About Me

I am a young, extremely busy physician residing in California, though I am originally from the Midwest/East coast. I seem to be finding it very difficult to acclimate myself to the West coast lifestyle and this blog is a semi-selfish way for me to indulge myself regarding myself.

I graduated from the University of Missouri – Kansas City after completing their six-year B.S./M.D. Upon completion of the accelerated program I did an internship at the University of Missouri-Columbia School of Medicine, followed by a residency at Saint Barnabas in New York City. I am currently practicing in Los Angeles, California for at least the next four years.

As of this moment, I have thrown myself into my work and had time for little else. I am hoping that this blog will allow me a chance to explore my inner workings and possibly allow others into my life as well. Even though I have limited time throughout my day, being forced to sit down and contemplate posts will hopefully cause my mind to focus on aspects of my life that are too often pushed aside. I look forward to exploring my randomness with whomever stumbles upon this site.

To know me is to know my passions. These include, but are not completely limited to: my beautiful cat Kai, running, ballet, baking, books/reading, neuroscience, endocrinology, and yoga.

Contact me: comebacktobeditscold [at] gmail [dot] com

4 responses to “About Me

  1. I bumped into you at Good Reads and I followed you here because something seemed intriguing and I was hoping to be intrigued. So I was pleased to find “About Me”. As I read I pondered why it is that we (or even, how common is it to…) define ourselves by our work, as if “it” is “who” we are, as if our work defines us. I suppose for a professional it is legitimate, but I like that your third paragraph opens the definition of you to the carnal, biological–no, the “natural” you. So, anyway, nice to meet you.
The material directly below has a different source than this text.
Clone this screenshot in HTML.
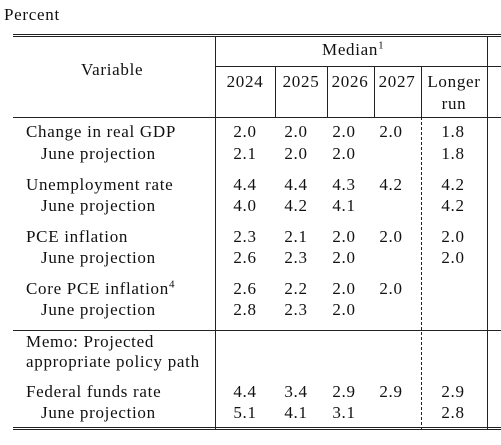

I must go to work and fix some machines now. If we are to become best of friends I will bid you adieu until we chat again, or if we are but passing citizens in the digital world I wish you a wonderful life. – Tim

    • I think that we often define ourselves by our work because it has become such an important aspect of day-to-day conversation. When I meet someone for the first time, my profession comes up early on in our conversation. It seems to have become a way to identify possible matches (friends, potential mates, acquaintances) quickly. Asking about one’s profession has also allowed us to put individuals into nice, safe “boxes.” When someone finds out that I am a physician, preconceived ideas regarding my personality automatically pop into their mind. We are, in a way, stereotyped by our professions so that others feel more at ease when they meet us and can determine how well-suited we are for friendship. I’m glad that you were intrigued enough to stop by and I hope you found something interesting during your visit to my blog. I believe that you may be the first person to get here via the Good Reads route, but I’m glad you ventured down it.

      • I work in the IT field now so stereotypes run rampant. Sadly…most of them are true.

      • Some of those stereotypes are positive though. A lot of people assume that IT people are intelligent, use sound logic and are obviously comfortable with technology.

        The agoraphobic, socially awkward stereotype though….

        Thankfully I know that you are only all those good things :).